Died: 31 January 1606 (aged 35), hung for high treason - his body was quartered and sent to the 4 corners of the kingdom as a warning to others who considered rising up against the state
But as Mr Fawkes’ biography suggests, the plot was foiled before it had really begun when Lord Monteagle, a fellow Catholic, received a warning letter from the conspirators which he passed on to the Protestant King’s chief minister (rather than burning it as instructed by its author).
36 barrels of gunpowder had been smuggled into a cellar under the House of Lords where Fawkes and other members of this conspiracy awaited. While he wasn’t the ringleader, he was caught red-handed.
Half the plotters discovered were killed trying to flee the scene. The rest, including Guy Fawkes, were captured and tried for treason. In January 1606, they were found guilty and executed after staying at the Tower of London.
Every year since this attempt to blow up the government, Yeomen search the Houses of Parliament before the State opening to ensure no one is waiting nefariously in the wings!
How did the celebrations begin?
After the Thanksgiving Act was passed (Jan 1606) annual church celebrations became an established tradition for the 5th November. These ceremonies were traditionally celebrated with sermons. Although many Catholics abstained, not wishing to celebrate yet more defeat.
Over time traditional ceremonies like this have waned along with the discriminatory, sectarian meaning of Guy Fawkes night. Festivities like bell-ringing, bonfires and fireworks have grown into popular traditions all over the UK instead.
Still, it’s crazy to think that for over 400 years we’ve marked this moment in history as a festival, when so many other historical moments and festivals have been lost to the archives.
Lewes (with over 30 bonfire processions!) and Battle have become two of the most famous, and riotous, bonfire nights here in the UK. Originally local businessmen came together to organise and sponsor community events for charity. This morphed into four bonfire societies who began arranging annual gala events and parades for the day.
Today the Battle Bonfire Boyes continue this tradition.
Elsewhere traditions have been adopted as in Northern Ireland where bonfire nights are held on two occasions: 11 July - an Ulster Protestant celebration known as Eleventh Night - and 23 June June - on St John’s Even, a Catholic tradition.
Some Commonwealth countries have also adopted the tradition. Settlers in colonial America celebrated 'Pope Night’, an annual anti-Catholic holiday, but the tradition died out after the American Revolution. You might also find alternative Bonfire Night celebrations in locations further afield like Malaysia or Istanbul.
Traditions
Victorian society also shaped the way we celebrate Bonfire Night today. From the 1870s onwards, activities became regulated; a far move from the anarchic pre-Victorian era celebrations of locals settling scores or a chance to run riot.
Moving into the 20th Century, by 1910, firework manufacturers had cottoned on and began cashing in on the act.

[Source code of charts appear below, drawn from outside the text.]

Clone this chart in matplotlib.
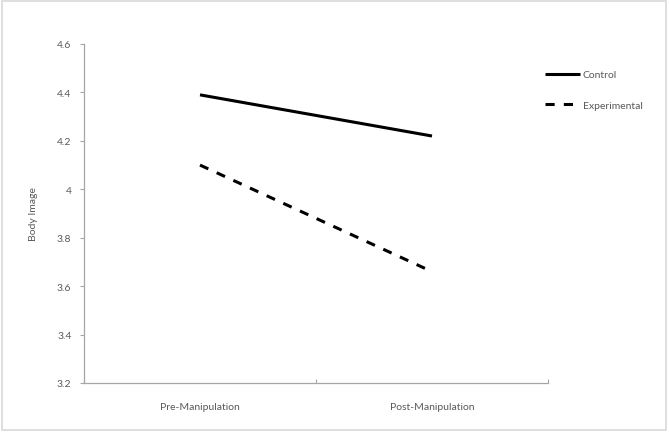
import matplotlib.pyplot as plt
from matplotlib.patches import Rectangle

# data
phases = ["Pre-Manipulation", "Post-Manipulation"]
control = [4.39, 4.22]
experimental = [4.10, 3.66]
yticks = [3.2, 3.4, 3.6, 3.8, 4.0, 4.2, 4.4, 4.6]
ytick_labels = ["3.2", "3.4", "3.6", "3.8", "4", "4.2", "4.4", "4.6"]

plt.rcParams['font.family'] = ['Lato', 'DejaVu Sans']
txt = '#595959'
axc = '#a6a6a6'

fig = plt.figure(figsize=(6.69, 4.35), dpi=100)
ax = fig.add_axes([84/669, 1-384/435, (548-84)/669, (384-45)/435])

x = [0.5, 1.5]
ax.plot(x, control, color='black', lw=2.2, solid_capstyle='butt', label='Control')
ax.plot(x, experimental, color='black', lw=2.2, ls=(0, (3, 3)), label='Experimental')

ax.set_xlim(0, 2)
ax.set_ylim(3.2, 4.6)
ax.set_yticks(yticks)
ax.set_yticklabels(ytick_labels)
ax.set_xticks([0, 1, 2])
ax.set_xticklabels([])
ax.set_xticks(x, minor=True)
ax.set_xticklabels(phases, minor=True)
ax.tick_params(axis='x', which='minor', length=0, pad=14, labelsize=7.5, labelcolor=txt)
ax.tick_params(axis='x', which='major', length=3, color=axc, direction='in')
ax.tick_params(axis='y', length=3, color=axc, labelsize=7.5, labelcolor=txt, pad=6)

for s in ['top', 'right']:
    ax.spines[s].set_visible(False)
for s in ['left', 'bottom']:
    ax.spines[s].set_color(axc)
    ax.spines[s].set_linewidth(0.9)

ax.set_ylabel('Body Image', fontsize=7.5, color=txt, labelpad=14)

leg = ax.legend(loc='upper left', bbox_to_anchor=(0.985, 0.935), frameon=False,
                fontsize=7.5, handlelength=3.3, handletextpad=0.3,
                labelspacing=2.0, borderaxespad=0)
for t in leg.get_texts():
    t.set_color(txt)

fig.patches.append(Rectangle((2/669, 4/435), 664/669, 429/435, transform=fig.transFigure,
                             fill=False, edgecolor='#d9d9d9', lw=1.2))

fig.savefig('out.png', dpi=100)
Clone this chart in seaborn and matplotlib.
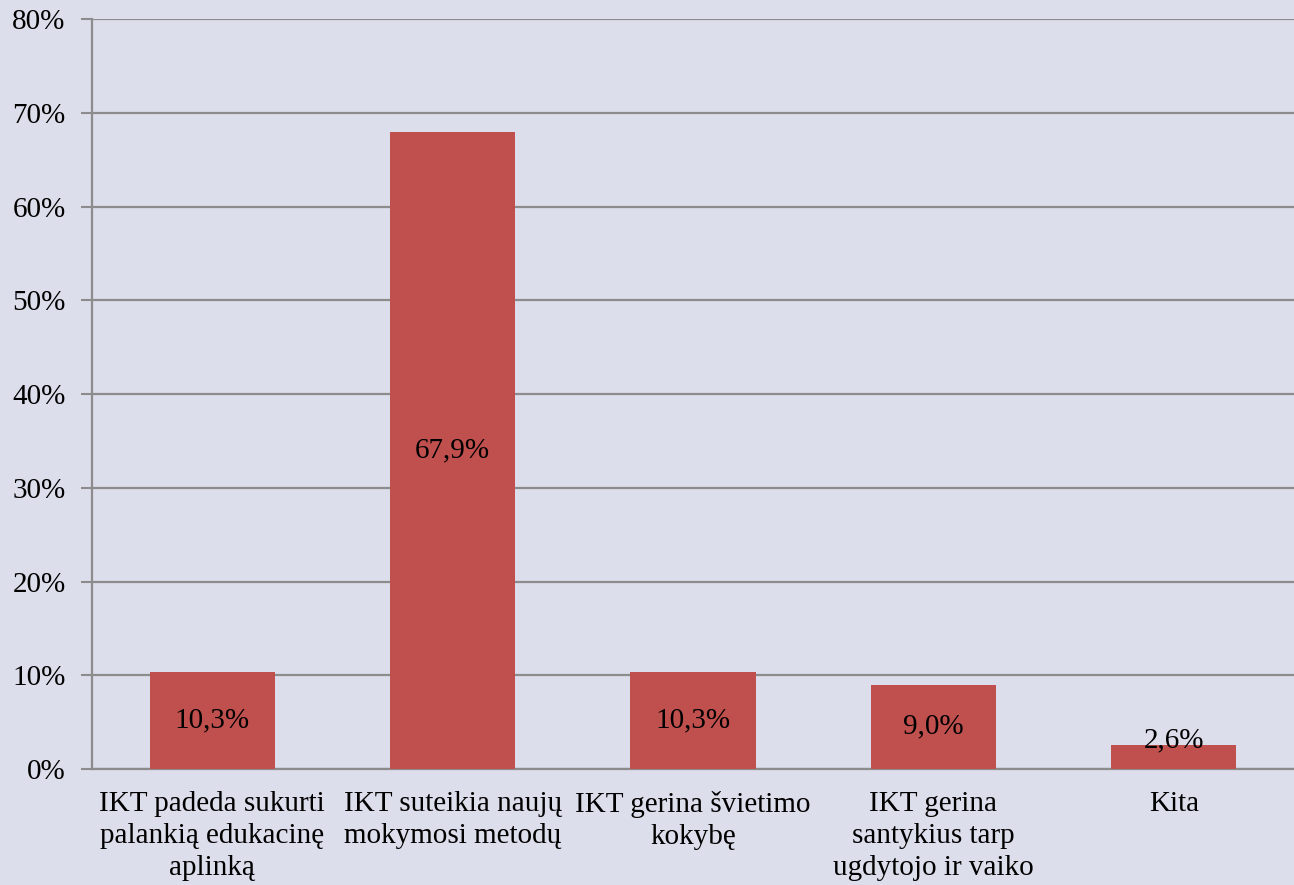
import numpy as np
import pandas as pd
import matplotlib
matplotlib.use("Agg")
import matplotlib.pyplot as plt
import seaborn as sns
from matplotlib.ticker import PercentFormatter

categories = [
    "IKT padeda sukurti\npalankią edukacinę\naplinką",
    "IKT suteikia naujų\nmokymosi metodų",
    "IKT gerina švietimo\nkokybę",
    "IKT gerina\nsantykius tarp\nugdytojo ir vaiko",
    "Kita",
]
values = [10.3, 67.9, 10.3, 9.0, 2.6]
labels = ["10,3%", "67,9%", "10,3%", "9,0%", "2,6%"]
y_ticks = [0, 10, 20, 30, 40, 50, 60, 70, 80]

BG = "#DDDEEB"
BAR = "#C0504D"
GRID = "#8C8C8C"
FS = 21

sns.set_theme(style="white")
plt.rcParams["font.family"] = ["Liberation Serif", "DejaVu Serif"]
plt.rcParams["text.color"] = "black"
plt.rcParams["xtick.color"] = "black"
plt.rcParams["ytick.color"] = "black"

df = pd.DataFrame({"cat": categories, "val": values})

fig = plt.figure(figsize=(12.94, 8.85), dpi=100, facecolor=BG)
ax = fig.add_axes([92 / 1294, 1 - 769 / 885, 1 - 92 / 1294, (769 - 19) / 885])
ax.set_facecolor(BG)

sns.barplot(data=df, x="cat", y="val", color=BAR, width=0.52, saturation=1,
            linewidth=0, edgecolor=BAR, ax=ax, zorder=3)

ax.set_xlim(-0.5, len(categories) - 0.5)
ax.set_ylim(0, 80)
ax.set_yticks(y_ticks)
ax.yaxis.set_major_formatter(PercentFormatter(decimals=0))
ax.grid(axis="y", color=GRID, lw=1.6, zorder=0)
ax.set_xlabel("")
ax.set_ylabel("")

# tick marks between categories
ax.set_xticks(np.arange(-0.5, len(categories), 1.0), minor=True)
ax.tick_params(axis="x", which="major", length=0, pad=16, labelsize=FS,
               labelcolor="black")
ax.tick_params(axis="x", which="minor", length=8, width=1.5, color=GRID, direction="out")
ax.tick_params(axis="y", length=8, width=1.5, color=GRID, pad=11, labelsize=FS,
               labelcolor="black", left=True, direction="out")
for t in ax.get_xticklabels():
    t.set_linespacing(1.3)
    t.set_verticalalignment("top")
    t.set_multialignment("center")

for s in ["top", "right"]:
    ax.spines[s].set_visible(False)
for s in ["left", "bottom"]:
    ax.spines[s].set_color(GRID)
    ax.spines[s].set_linewidth(1.6)

for i, (v, lab) in enumerate(zip(values, labels)):
    ax.text(i, max(v / 2, 3.1), lab, ha="center", va="center", fontsize=FS,
            color="black", zorder=4)

fig.savefig("out.png", dpi=100, facecolor=BG)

They rebranded the occasion ‘Fireworks Night’. And boy did their year-on-year sales rocket! So the terms Bonfire Night, Fireworks Night and Guy Fawkes have all become pretty synonymous.
There’s one Victorian phrase that still hangs about modern society. You’ll sometimes hear kids shouting: ‘Penny for the Guy’. Children who had made effigies of Guy Fawkes would carry them around town asking for pennies to buy fireworks.
At first, this seems like another apparently bizarre UK tradition (much like celebrating a failed conspiracy) but this has 13th century origins. Burning a dummy on a bonfire was said to drive away evil spirits. It was only after the Gunpowder plot, the dummies were adopted to represent Guy Fawkes and his treason.
We’ve come a long way since 1605. Our 5th November swaps conspirators for campaigns on how to save hedgehogs hiding in bonfires and debates over the environmental impact of fireworks. But it’s always important to nod to the origins of this crazy tradition, our collective history that we continue to share and always remember (remember the 5th of November)!